President Donald Trump said Thursday that he was pulling out of attending events in Poland to mark the 80th anniversary of the start of World War II so that he could ensure all federal resources were focused on the arrival of Hurricane Dorian, which was heading to Florida from the Caribbean.
At the start of a White House Rose Garden event to launch the U.S. Space Command, Trump announced that Vice President Mike Pence would take his place in Warsaw.
“It’s something very important for me to be here, the storm. Looks like it could be a very, very big one indeed,” he said.
The hurricane was forecast to reach Category 4 strength while approaching Florida’s eastern coast on Monday night, after the time that Trump had been scheduled to return from Poland.

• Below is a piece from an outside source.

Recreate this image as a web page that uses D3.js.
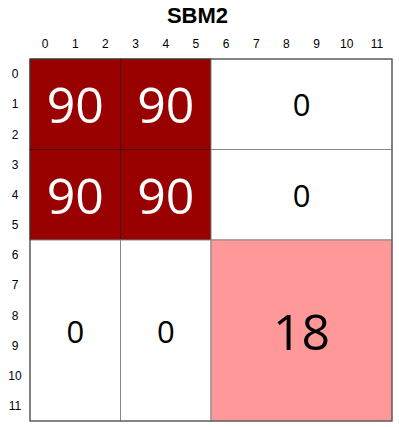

The president said he had phoned Polish President Andrzej Duda to explain that his “highest priority is the safety and security of the people in the path of the hurricane. And I will be rescheduling my trip to Poland in the near future.”
Speech was planned
Trump, along with Duda and German Chancellor Angela Merkel, had been scheduled to speak Sunday at a ceremony in Pilsudski Square.
During his planned two-day trip, the U.S. president also was to hold one-on-one meetings with several of the other 40-plus leaders attending the events.
This would have been Trump’s second visit to Poland, and he has hosted Duda twice at the White House.
Nearly two dozen former Polish ambassadors had written an open letter to Trump asserting that their country’s democracy was in jeopardy and urging him to use his visit to pressure Poland’s populist government to respect human rights and stop flouting the constitution.
“Mr. President, you are coming to a country where the rule of law is no longer respected,” declared the Conference of Ambassadors of the Republic of Poland.
A former U.S. ambassador to Poland, Dan Fried, said Wednesday that he hoped Trump would make it clear to Poland’s leaders “that democracy and the rule of law are critical” and have been “the fuel that drives American-Polish relations.”
During his 2017 visit, Trump gave a speech praising Poland as a defender of Western civilization, but he did not mention concerns that the young democracy was veering off course.
The latest visit would have also highlighted enhanced military cooperation between Washington and Warsaw.
“The Russians hate it,” Fried said of the growing defense relationship between the United States and Poland.
Demonstration for Putin
Fried, also a former assistant secretary of state for European and Eurasian affairs, added, “Having American and non-U.S. NATO forces in the Baltic states and Poland shows [Russian President Vladimir] Putin that we are capable of drawing a line and stay standing by it.”
U.S.-Poland Business Council President Eric Stewart predicted “Putin is going to move a lot of assets closer” to the borders with Poland and other European Union states and “he’s going to use energy to continue to be a part of his counterstrategy,” as well as improve relations with Central Asian countries and Belarus.
After Britain exits the European Union, the Poles “will be our next biggest best friend in the EU,” even closer to the United States than France or Germany, said Stewart, a former deputy assistant secretary for Europe and Eurasia at the Commerce Department.
Stewart said he was thrilled Pence would be making the trip “to represent the Trump administration’s views in these important talks with the Polish government to open up new investment opportunities for U.S. companies in Poland, particularly in the growing defense and energy sectors.”